Development of Classification Indices to Treat a Variety of Texts

Abbreviation:Text Classification Indices
Project Leader:KASHINO Wakako
Associate Professor, Department of Corpus Studies, NINJAL
Research field:Japanese Linguistics
Keywords:Text classification, Writing style, Corpus

Summary

The text classification indices for books that are commonly available are limited to NDC, used for genre classification and Japan book classification codes (C codes), used for marketing targets and sales outlets. They are not sufficient for studying texts and using corpora linguistically. This project aims to design and verify a classification scheme for handling a variety of formats, contents, and expressions necessary for text research and utilization of corpora in connection with book texts.
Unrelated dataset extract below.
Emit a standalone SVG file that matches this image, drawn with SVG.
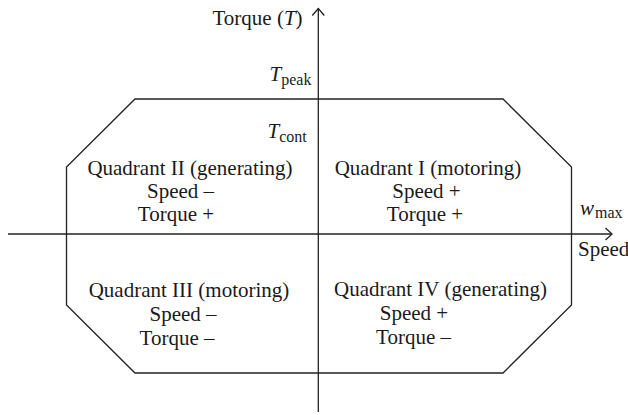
<svg xmlns="http://www.w3.org/2000/svg" width="628" height="415" viewBox="0 0 628 415">
<defs>
<style>
.t{font-family:"Liberation Serif","Times New Roman",serif;font-size:21px;fill:#1a1a1a}
.m{text-anchor:middle}
.i{font-style:italic}
.s{font-size:16px}
.ln{fill:none;stroke:#222;stroke-width:1.3}
</style>
</defs>
<rect width="628" height="415" fill="#fff"/>
<g id="envelope">
<polygon class="ln" points="135,99 503,99 571.5,167 571.5,305 503,373 135,373 66.5,305 66.5,167"/>
</g>
<g id="axes">
<line class="ln" x1="318.3" y1="412" x2="318.3" y2="8.5"/>
<polyline class="ln" points="312.3,15.5 318.3,8.5 324.3,15.5"/>
<line class="ln" x1="8" y1="234" x2="612" y2="234"/>
<polyline class="ln" points="605.5,228 612,234 605.5,240"/>
</g>
<g id="labels">
<text class="t" x="212.5" y="25">Torque (<tspan class="i">T</tspan>)</text>
<text class="t" x="269.5" y="81"><tspan class="i">T</tspan><tspan class="s" dy="4">peak</tspan></text>
<text class="t" x="267.5" y="138"><tspan class="i">T</tspan><tspan class="s" dy="4">cont</tspan></text>
<text class="t" x="580" y="215"><tspan class="i">w</tspan><tspan class="s" dx="1" dy="3">max</tspan></text>
<text class="t" x="578" y="256">Speed</text>
</g>
<g id="quadrant-2">
<text class="t m" x="190" y="175">Quadrant II (generating)</text>
<text class="t m" x="180.5" y="198">Speed –</text>
<text class="t m" x="176" y="221">Torque +</text>
</g>
<g id="quadrant-1">
<text class="t m" x="428" y="175">Quadrant I (motoring)</text>
<text class="t m" x="426.5" y="198">Speed +</text>
<text class="t m" x="425" y="221">Torque +</text>
</g>
<g id="quadrant-3">
<text class="t m" x="189" y="297">Quadrant III (motoring)</text>
<text class="t m" x="183" y="321">Speed –</text>
<text class="t m" x="177" y="345">Torque –</text>
</g>
<g id="quadrant-4">
<text class="t m" x="440.5" y="296">Quadrant IV (generating)</text>
<text class="t m" x="414" y="320">Speed +</text>
<text class="t m" x="413.5" y="344">Torque –</text>
</g>
</svg>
First, an index is provided to indicate whether the text structure is a simple type (e.g., chapter and verse structure) or an atypical type (e.g., conversation, Q&A format, illustrations, a glossary, etc.). Second, an index is provided to classify texts with simple structure according to the features of their content and expression: difficult or easy, stiff or relaxed, polite or informal, written or spoken, subjective or objective, etc.

The classification indices will be assigned manually or automatically to the more than 10,000 text examples to be included in the Balanced Corpus of Contemporary Written Japanese, and will be verified systematically.